Isotopes - 1994 World Series Champions (Cover Artwork)

Isotopes

1994 World Series Champions (2017)

Stomp records


Isotopes are back with their latest offering, the LP 1994 World Series Champions. For those unfamiliar, Isotopes are aptly-named for the baseball team from The Simpsons, and draw heavily on this cartoonish-baseball vibe. And when I say they draw heavily, it’s legitimately their all-encompassing shtick. And that’s fine. They funnel this novelty through a sound dripping with Ramones, Screeching Weasel, or even the more modern Teenage Bottlerocket. But maybe unlike those bands and their records, 1994 World Series Champions is exclusively for the utterly light-hearted happy-go-lucky punk listener.

The sound throughout is consistent and polished, and the recording is slickly produced. But this is actually a detracting measure. With an already bubble-gum feeling surrounding the band, the recording choices could’ve been an opportunity for Isotopes to up their grittiness. The vocals are so slickly doubled-over that they almost fall into the background of the recording. The vocal melodies make sense but, with little range, they don’t do anything surprising or interesting. In fact, Isotopes don’t offer anything you couldn’t hear coming from bleachers away. Similarly the rhythm section does little to stand out from the crowd. Instead, the bass and drums offer next to no build-ups or driving patterns that could give the sound something more than just keeping the beat. The guitar leads are far and away the best musical aspect Isotopes offer on the record. The leads are consistently impressive, nicely layered, and give the songs more zing.

The record’s strongest song, “Morganna,” offers a darker atmosphere than most others on the record. The driving guitars definitely keep the Ramones influence clearly at the forefront, but there’s a choppier lead that breaks through and builds a more diverse sound in the track. Now the hook and chorus are catchy, but that’s nothing new or adventurous for Isotopes. The cleverest aspect is actually in the song’s topic. It’s about Morganna “The Wild One,” a curvaceous blonde fan who would run onto baseball fields in the 1970s to kiss players.

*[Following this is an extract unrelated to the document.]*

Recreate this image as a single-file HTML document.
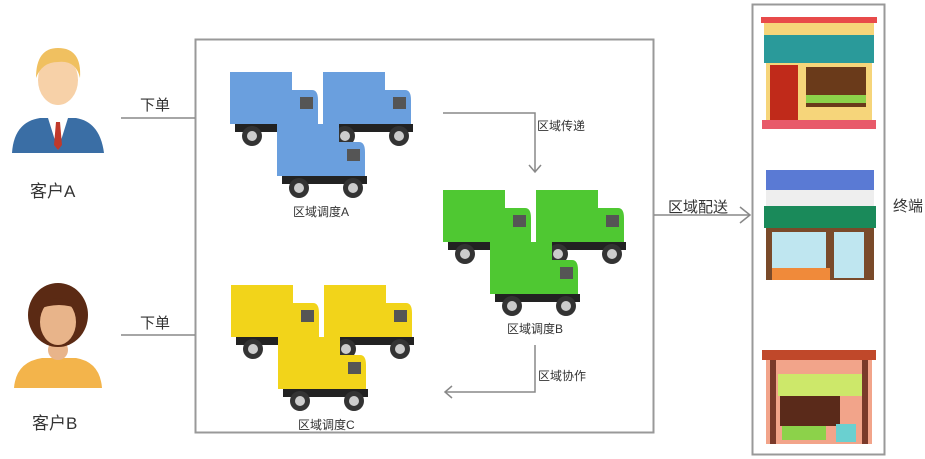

1994 World Series Champions is quite transparently a fun partying pop punk record from a band who embraces all of those ideas. If the record is anything, it’s an homage to a group of people who absolutely love baseball and getting wild (but so are all of their releases). Their references are legitimately impressive. From the aforementioned “Morganna,” to “Rule 21” about Pete Rose’s gambling scandals, and to “Sandlot Party” at once a nice allusion to the movie and to the band’s penchant for revelry, Isotopes keep it really real with their novelty. And that’s not to gloss over the record’s title, itself a reference to the doomed 1994 season in which there was no World Series champion.

At this point, the big drawback for Isotopes, and for 1994 World Series Champions as a record, is the shtick itself. How many songs about baseball can one listen to? To boot, there is little evolution musically for the band. The songwriting from track to track is consistently the same. No experimentation, no stretching the sound, none of it. If you’re going to offer novelty and shtick, you need to offer something more to keep the listener intrigued. This record simply does not do that. It’s got solid production. The songs are polished and written with purpose. The band has their look and their shtick. But none of it adds up to all that much. To borrow from the hook to the record’s opening track, “what [they] do ain’t secret.” And that might just be the biggest problem.